Le G20 vu de Paris

Le succès du G 20, célébré sur toutes les antennes, reconnu par tous les observateurs, commenté par tous les éditorialistes, permettra-t-il à Nicolas Sarkozy de regagner dans l’opinion française une confiance qui lui fait aujourd’hui défaut. On l’espère à l’Elysée sans néanmoins se faire trop d’illusion.

Incontestablement le président français se sort très honorablement de cette épreuve internationale. Les chefs d’Etat et de gouvernement des vingt plus grandes puissances économiques de la planète n’avaient certes pas droit à l’erreur. Ils étaient tous conscients qu’un échec du sommet de Londres serait une catastrophe. La réussite était indispensable pour redonner confiance aux économies mondiales sinon encore pour les relancer.

Chacun a interprété au mieux sa partition. Barack Obama a démontré sa capacité d’écoute et d’adaptation. Le président chinois Hu Jintao a pleinement joué le jeu. Le couple franco-allemand a retrouvé l’efficacité qui lui faisait défaut depuis des mois. Les bénéfices politiques de ce succès sont donc également partagés et Nicolas Sarkozy en a toute sa part.

Si l’on oublie l’épisode quelque peu grotesque de la menace de la chaise vide, brandie à la veille du sommet par le président français, ce dernier a objectivement conduit cette séquence diplomatique avec intelligence, énergie et efficacité. On notera même que, contrairement à son habitude, Nicolas Sarkozy a eu la sagesse de ne pas tirer indument la couverture à lui. On l’a ainsi entendu souligner sur les antennes que le succès de ce G 20- dont il fut pourtant à, l’origine, l’inspirateur et l’initiateur (*), était un succès partagé, celui d’une sorte de nouvelle gouvernance mondiale.
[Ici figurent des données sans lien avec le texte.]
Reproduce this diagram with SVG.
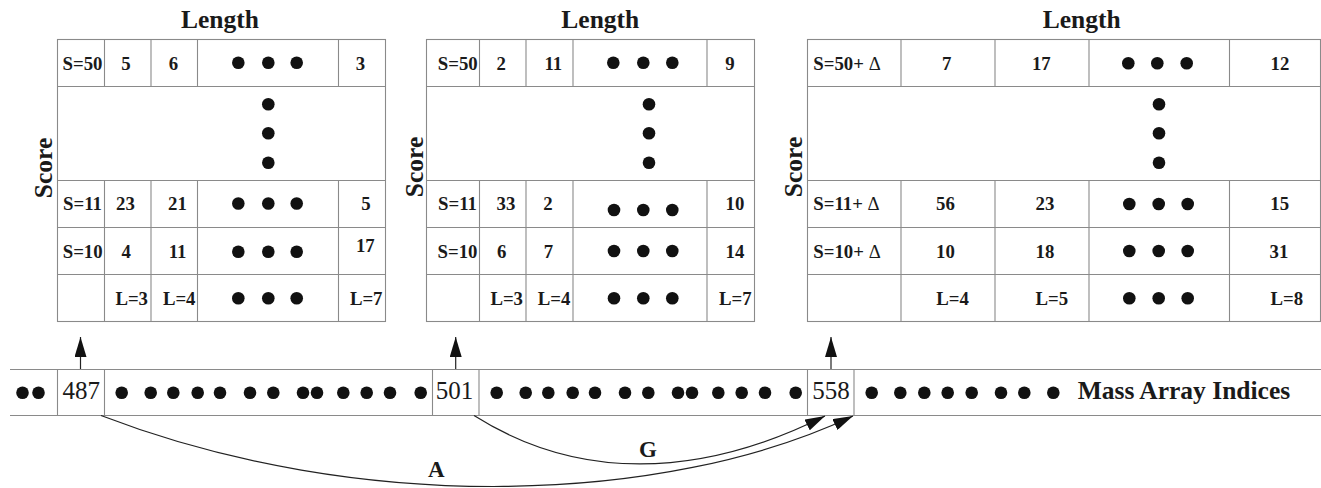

Toutefois, les effets dans l’opinion française de ce sommet seront éphémères. Le G20 ne déclenchera évidemment pas le miracle d’une reprise économique à court terme. Le succès du G20 était nécessaire pour restaurer la confiance, indispensable pour créer les conditions d’un possible rebond de l’économie, mais celui-ci ne saurait intervenir avant le milieu des années 2010 aux dires des économistes les plus optimistes. Pour l’heure, les annonces de fermeture d’entreprises et de plans sociaux vont continuer de ponctuer l’actualité quotidienne dans l’Hexagone. Le succès du G20 ne compensera en aucune manière les insuffisances du plan de relance français critiqué par de nombreux experts qui déjà appellent un nouveau plan plus ambitieux et mieux à même d’encourager la consommation des ménages.

Les téléspectateurs qui ont suivi les travaux du G20 ont certes été impressionnés par les efforts déployés par les grands de ce monde pour remettre du charbon dans la machine économique planétaire et pour tenter d’en mieux réguler le fonctionnement. Ils ont ainsi appris qu’on a allait dresser des listes noires et des listes grises des paradis fiscaux. Mais ils ont aussi très bien compris que, contrairement à ce que leur avait annoncé le président français lorsqu’à l’automne dernier celui-ci annonçait qu’il faudrait trouver les responsables de cette crise, il n’a pas été question à Londres de punir les coupables. Avec un solide bon sens, l’opinion a fort bien perçu qu’in fine il reviendra aux contribuables de régler l’addition faramineuse de cette crise suivant le vielle adage selon lequel les profits sont privatisés mais les pertes socialisées.

De son côté, le noyau dur de l’électorat de Nicolas Sarkozy risque d’être quelque peu perturbé par la conversion idéologique du chef de l’Etat, au nom du pragmatisme, au dirigisme et à l’étatisme. Il avait voté pour un candidat incarnant l’idéologie libérale contre les vieux tropismes jacobins de ses prédécesseurs, il a désormais un président champion de la régulation et du contrôle étatique !

Enfin, les défenseurs des droits de l’homme auront noté – bien que la chose fût passée quasi inaperçue, que Nicolas Sarkozy, à Londres, avait eu tôt fait de sacrifier sur l’autel de la raison d’Etat la cause tibétaine afin de se concilier les bonnes grâces de Pékin.

Au total, il est fort probable que la réussite de ce G20 et le rôle très positif qu’y a joué Nicolas Sarkozy ne suffiront pas à redresser la popularité du président ni ne lui seront d’un grand secours pour affronter une colère sociale qui n’est sans doute pas près de s’éteindre.

La seule consolation du chef de l’Etat en la matière est, jusqu’à nouvel ordre, l’inexistence de l’opposition. Celle-ci n’est jamais parvenue à trouver le ton juste durant toute cette séquence du G20.

 

(*) c’est Nicolas Sarkozy qui a lancé l’idée de ce G20 en septembre 2008 à la tribune des Nations Unies.